125. There remains for consideration the questions whether there was genuine belief in the probably truth of the rumours concerning the take-over of the State and/or the Grenville police station; or whether the alleged rumour was merely used as an excuse to justify violent and repressive action as a means of suppressing the political activity of the New Jewel Movement.
The documentary evidence supports the view that the New Jewel Movement was vigorously campaigning for a change of Government. It is clear that their attitude was bitterly condemnatory of the Government under the leadership of Mr. Gairy. We are satisfied that the members were endeavouring to persuade the population of Grenada, including the members of the Government itself, that the Government was corrupt and deserved to be removed.
The meeting at Seamoon on November 4 provided a clear indication by the New Jewel Movement of its intention to take steps which might result in the replacement of the Government by an interim Government designed on such an unorthodox pattern as indicated a certain political naivete among the members of the Movement.

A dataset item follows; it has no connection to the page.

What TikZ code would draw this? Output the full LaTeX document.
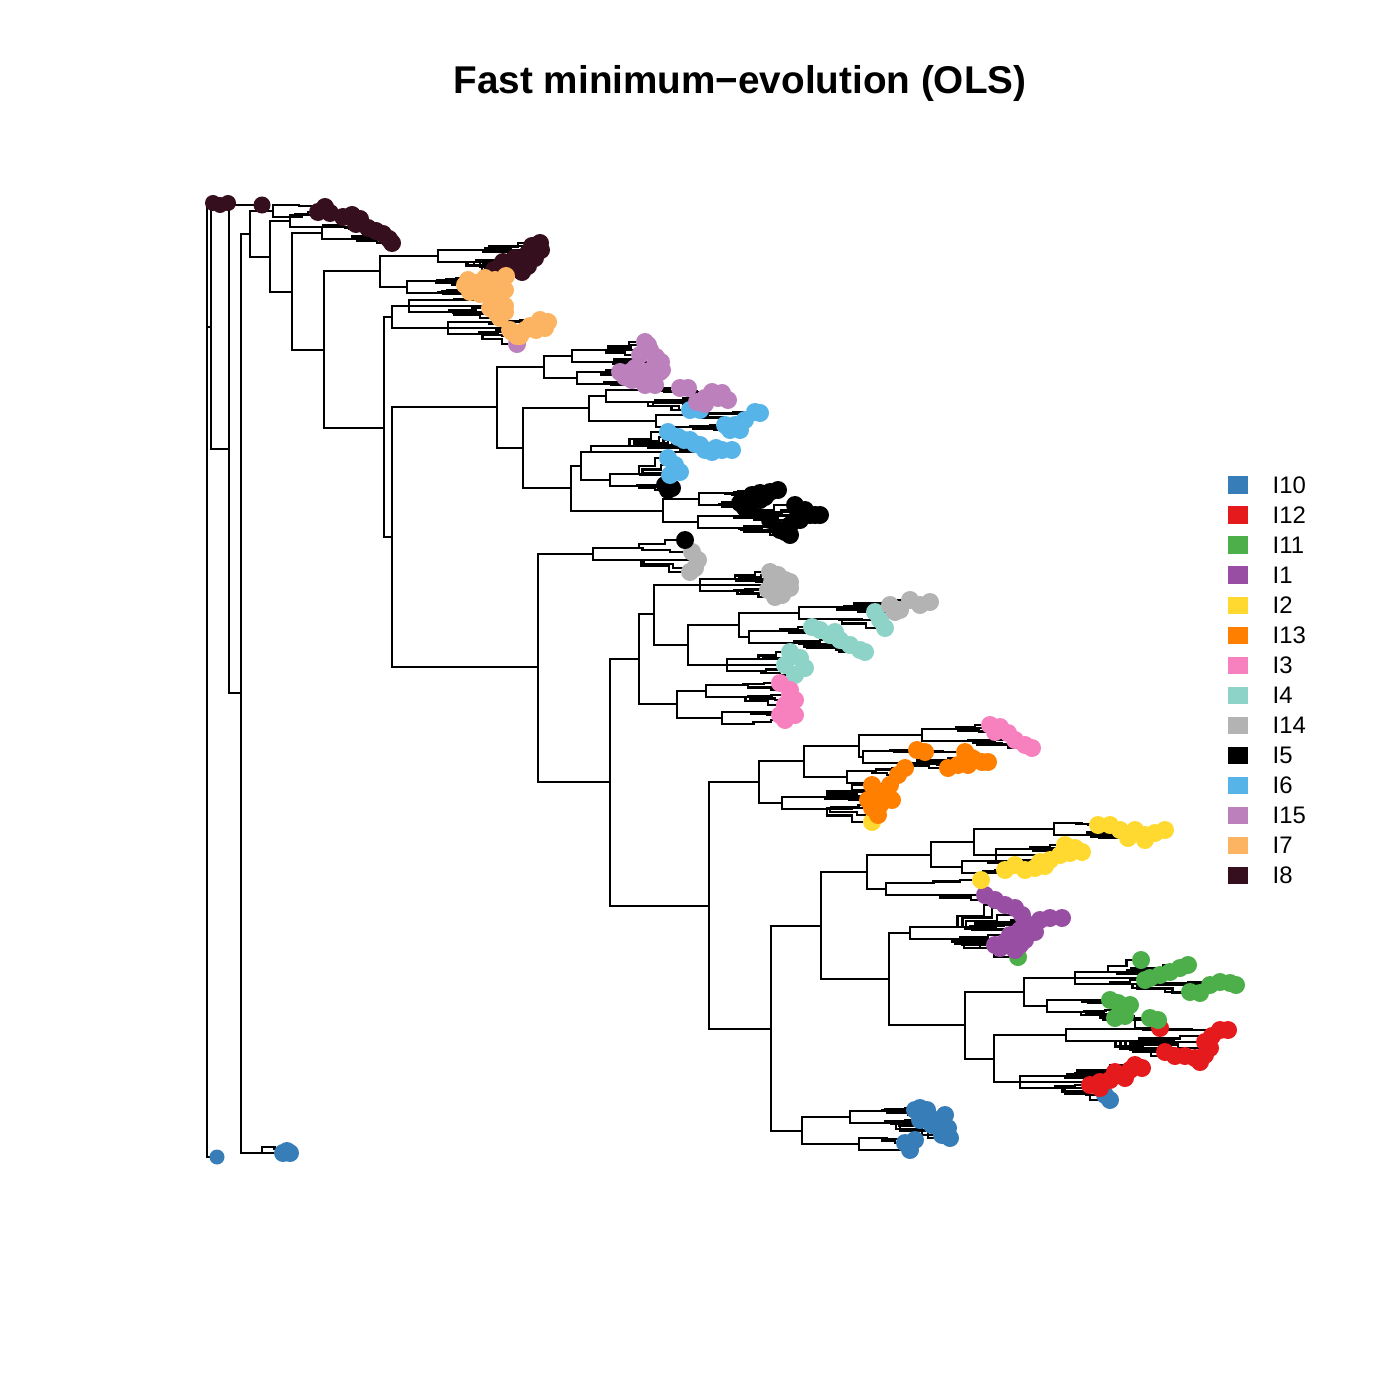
\documentclass[tikz,border=0pt]{standalone}
\usepackage{fontspec}
\setmainfont{Liberation Sans}
\usepackage{tikz}
\usetikzlibrary{calc}

\pgfdeclarelayer{branches}
\pgfsetlayers{branches,main}

\definecolor{cI10}{HTML}{377EB8}
\definecolor{cI12}{HTML}{E41A1C}
\definecolor{cI11}{HTML}{4DAF4A}
\definecolor{cI1}{HTML}{984EA3}
\definecolor{cI2}{HTML}{FFD92F}
\definecolor{cI13}{HTML}{FF7F00}
\definecolor{cI3}{HTML}{F781BF}
\definecolor{cI4}{HTML}{8DD3C7}
\definecolor{cI14}{HTML}{B3B3B3}
\definecolor{cI5}{HTML}{000000}
\definecolor{cI6}{HTML}{56B4E9}
\definecolor{cI15}{HTML}{BC80BD}
\definecolor{cI7}{HTML}{FDB462}
\definecolor{cI8}{HTML}{360F1F}

\tikzset{
  branch/.style={line width=0.6pt},
  keybox/.style={minimum width=0.2cm, minimum height=0.17cm, inner sep=0pt},
  keytext/.style={anchor=west, inner sep=0pt, font=\fontsize{6.8}{8}\selectfont},
  heading/.style={font=\bfseries\fontsize{11}{13}\selectfont}
}

% clado terminal: dos ramas desde el nodo, luego escoba hasta los puntos
\newcommand{\clade}[3]{%
  \begin{pgfonlayer}{branches}
  \foreach \px/\py in {#3} {\draw[branch] let \p1=(#1), \p2=(\px,\py),
      \n1={\y1+1.7pt*sign(\y2-\y1)} in
    (\p1) |- ({\x1+0.5*(\x2-\x1)},\n1) |- ({\x1+0.78*(\x2-\x1)},{0.5*(\n1+\y2)}) |- (\p2);}
  \end{pgfonlayer}
  \foreach \px/\py in {#3} {\fill[#2] (\px,\py) circle (0.09cm);}
}

\begin{document}
\begin{tikzpicture}[x=0.01cm,y=-0.01cm]
\useasboundingbox (0,0) rectangle (1400,1400);

% Titulo
\node[heading] (title) at (740,83) {Fast minimum−evolution (OLS)};

% Nodos internos
\foreach \n/\x/\y in {root/207/680, tA/213/203, nC/211/327, tB/217/1157,
    tC/220/205, nB/229/449, tD/262/205, nA/241/693, n1/250/234, gB/262/1153,
    g1/273/211, n2/270/257, g2/290/221, n3/292/292, g3/322/233, n4/324/350,
    n5/380/271, n6/384/428, g4/438/256, g5/407/287, n6a/392/317, n7/392/537,
    g6/409/306, g7/448/328, n8/497/407, n9/538/667, n8a/544/367, n8b/523/448,
    g8/572/356, g9/577/378, n8c/589/408, n8d/571/488, g10/606/396, g11/656/421,
    n8e/581/466, n8f/663/511, g12/591/452, g13/610/480, g14/699/499, g15/698/522,
    g16/593/554, n10/610/782, n11/639/659, n14/709/906, n12/654/614, n11b/677/704,
    g17/700/585, n13/688/645, n13a/739/625, g18/727/665, g19/799/613, g20/749/637,
    g21/706/691, g22/722/718, n15/759/782, n16/771/1029, n15a/804/761, g23/782/803,
    n15b/859/746, g24/847/777, g25/922/735, g26/863/757, n17/821/926, n21/802/1131,
    n18/867/872, n19/889/979, n18a/931/855, g27/886/889, n18b/974/842, g28/962/867,
    g29/1054/829, g30/996/855, g31/910/933, n20/965/1025, n20a/1024/992,
    n20b/994/1059, g32/1075/978, g33/1047/1006, g34/1066/1035, g35/1020/1082,
    g36/850/1117, g37/859/1144}
  \coordinate (\n) at (\x,\y);

% Ramas internas
\foreach \p/\c in {root/tA, root/nC, root/tB, nC/tC, nC/nB, nB/tD, nB/nA,
    nA/n1, nA/gB, n1/g1, n1/n2, n2/g2, n2/n3, n3/g3, n3/n4, n4/n5, n4/n6,
    n5/g4, n5/g5, n6/n6a, n6/n7, n6a/g6, n6a/g7, n7/n8, n7/n9, n8/n8a, n8/n8b,
    n8a/g8, n8a/g9, n8b/n8c, n8b/n8d, n8c/g10, n8c/g11, n8d/n8e, n8d/n8f,
    n8e/g12, n8e/g13, n8f/g14, n8f/g15, n9/g16, n9/n10, n10/n11, n10/n14,
    n11/n12, n11/n11b, n12/g17, n12/n13, n13/n13a, n13/g18, n13a/g19, n13a/g20,
    n11b/g21, n11b/g22, n14/n15, n14/n16, n15/n15a, n15/g23, n15a/n15b, n15a/g24,
    n15b/g25, n15b/g26, n16/n17, n16/n21, n17/n18, n17/n19, n18/n18a, n18/g27,
    n18a/n18b, n18a/g28, n18b/g29, n18b/g30, n19/g31, n19/n20, n20/n20a,
    n20/n20b, n20a/g32, n20a/g33, n20b/g34, n20b/g35, n21/g36, n21/g37}
  \draw[branch] (\p) |- (\c);

% Hojas sueltas
\fill[cI8] (tA) circle (0.08cm);
\fill[cI8] (tC) circle (0.08cm) (228,203) circle (0.08cm);
\fill[cI8] (tD) circle (0.085cm);
\fill[cI10] (tB) circle (0.075cm);
\clade{gB}{cI10}{283/1153, 290/1153, 287/1151}

% Clados I8 y I7
\clade{g1}{cI8}{318/212, 325/207, 330/213}
\clade{g2}{cI8}{343/217, 352/215, 360/219, 356/224}
\clade{g3}{cI8}{368/228, 376/231, 383/234, 389/239, 392/243}
\clade{g4}{cI8}{540/243, 541/250, 528/253, 515/258, 503/262, 494/270, 510/268, 528/266, 520/262, 535/258, 522/272, 498/268, 532/246}
\clade{g5}{cI7}{465/285, 476/283, 488/288, 495/280, 506/276, 470/292, 480/294, 485/278, 500/285, 492/295, 478/290, 468/280, 505/290}
\clade{g6}{cI7}{492/300, 500/298, 505/306, 497/314, 490/308, 500/318, 495/308, 505/312}
\clade{g7}{cI15}{517/344}
\clade{g7}{cI7}{510/330, 520/336, 530/326, 540/320, 548/322, 536/330, 525/330, 517/336, 545/328, 512/332}

% Clados I15, I6 y I5
\clade{g8}{cI15}{645/342, 650/350, 656/357, 661/362, 640/355, 648/345, 655/365}
\clade{g9}{cI15}{660/372, 650/380, 640/375, 630/372, 620/372, 625/377, 645/385, 655/385, 662/370, 635/368, 645/372, 632/380}
\clade{g10}{cI6}{690/410, 700/410}
\clade{g10}{cI15}{680/388, 688/388, 697/402, 705/404, 712/392, 722/393, 728/400, 705/398, 718/398}
\clade{g11}{cI6}{725/425, 735/425, 745/420, 755/412, 760/413, 730/430, 740/430}
\clade{g12}{cI6}{668/432, 678/437, 690/440, 700/445, 712/452, 722/450, 732/450, 705/450, 684/440, 695/444, 716/448}
\clade{g13}{cI5}{665/485, 672/488, 668/490}
\clade{g13}{cI6}{668/458, 675/465, 680/472, 670/475}
\clade{g14}{cI5}{745/500, 752/495, 760/493, 770/492, 778/490, 760/500, 750/505, 765/497, 740/503, 745/508}
\clade{g15}{cI5}{795/505, 805/510, 815/515, 820/515, 800/520, 790/525, 780/530, 790/535, 770/520, 810/515, 798/512, 785/532}

% Clados I14, I4 y I3
\clade{g16}{cI14}{692/552, 698/560, 695/568, 690/572}
\clade{g16}{cI5}{685/540}
\clade{g17}{cI14}{770/572, 778/575, 785/580, 790/588, 782/595, 775/597, 768/590, 772/582, 780/585, 790/582}
\clade{g19}{cI4}{875/612, 880/620, 885/628}
\clade{g19}{cI14}{890/605, 900/610, 910/600, 920/605, 930/602, 895/612}
\clade{g20}{cI4}{812/627, 820/630, 830/635, 840/640, 850/645, 860/650, 865/652, 835/632}
\clade{g18}{cI4}{790/652, 800/658, 805/668, 795/675, 785/665}
\clade{g21}{cI3}{780/683, 790/690, 795/700, 785/705, 790/695}
\clade{g22}{cI3}{790/712, 785/720, 780/715, 795/715}

% Clados I3, I13 y I2
\clade{g25}{cI3}{990/725, 1000/727, 1008/733, 1015/740, 1025/745, 1032/748, 995/732}
\clade{g26}{cI13}{917/750, 925/752, 965/752, 972/758, 982/762, 988/762, 958/765, 948/768, 968/765, 975/760}
\clade{g24}{cI13}{905/768, 898/775, 890/785}
\clade{g23}{cI2}{872/822}
\clade{g23}{cI13}{872/785, 878/792, 885/798, 892/800, 872/808, 878/815, 868/800, 880/805, 888/795, 875/790}
\clade{g29}{cI2}{1098/825, 1110/825, 1120/830, 1135/830, 1145/835, 1155/833, 1165/830, 1145/840, 1128/838}
\clade{g30}{cI2}{1065/845, 1075/848, 1082/852, 1060/855, 1050/860, 1040/862, 1070/853}
\clade{g28}{cI2}{1015/865, 1025/870, 1035/868, 1005/870, 1045/866}

% Clados I1, I11, I12 y I10
\clade{g27}{cI1}{985/895, 995/900}
\clade{g27}{cI2}{981/880}
\clade{g31}{cI11}{1018/957}
\clade{g31}{cI1}{1005/905, 1015/908, 1022/915, 1040/920, 1050/918, 1062/918, 1030/925, 1020/930, 1010/935, 1005/942, 1000/948, 1015/950, 1025/940, 1010/940, 1020/945, 1035/932, 995/945}
\clade{g32}{cI11}{1141/960, 1150/978, 1160/975, 1170/972, 1180/968, 1188/965, 1145/980, 1190/992, 1200/993, 1210/985, 1220/982, 1230/983, 1236/985}
\clade{g33}{cI12}{1160/1028}
\clade{g33}{cI11}{1110/1000, 1118/1003, 1122/1010, 1125/1016, 1115/1018, 1130/1005, 1150/1018, 1158/1020}
\clade{g34}{cI12}{1205/1042, 1212/1036, 1220/1030, 1228/1030, 1210/1048, 1165/1052, 1175/1056, 1185/1056, 1195/1058, 1205/1055, 1200/1062}
\clade{g35}{cI10}{1110/1100, 1105/1095}
\clade{g35}{cI12}{1090/1085, 1100/1082, 1110/1080, 1120/1075, 1130/1070, 1142/1068, 1100/1088, 1115/1072, 1125/1078, 1135/1065}
\clade{g36}{cI10}{915/1110, 925/1115, 935/1120, 945/1115, 948/1128, 950/1138, 932/1125, 920/1108, 940/1120, 920/1120, 927/1110, 942/1135}
\clade{g37}{cI10}{905/1143, 910/1150, 915/1140}

% Leyenda
\foreach \lab [count=\k from 0] in {I10,I12,I11,I1,I2,I13,I3,I4,I14,I5,I6,I15,I7,I8} {
  \node[keybox, fill=c\lab] (key\lab) at (1238,{485+30*\k}) {};
  \node[keytext] (lab\lab) at (1272,{485+30*\k}) {\lab};
}

\end{tikzpicture}
\end{document}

So that as it may, the New Jewel Movement conceived the idea of a prolonged General Strike as the measure most likely to render the Government ineffective. We do not have to decide whether the members genuinely believed that their request to members of the Government to resign by November 18 was likely to be acceded to; but we cannot resist the comment that the request manifested a lamentable unawareness of the realities of politics and political power in the West Indies and, in particular, in Grenada.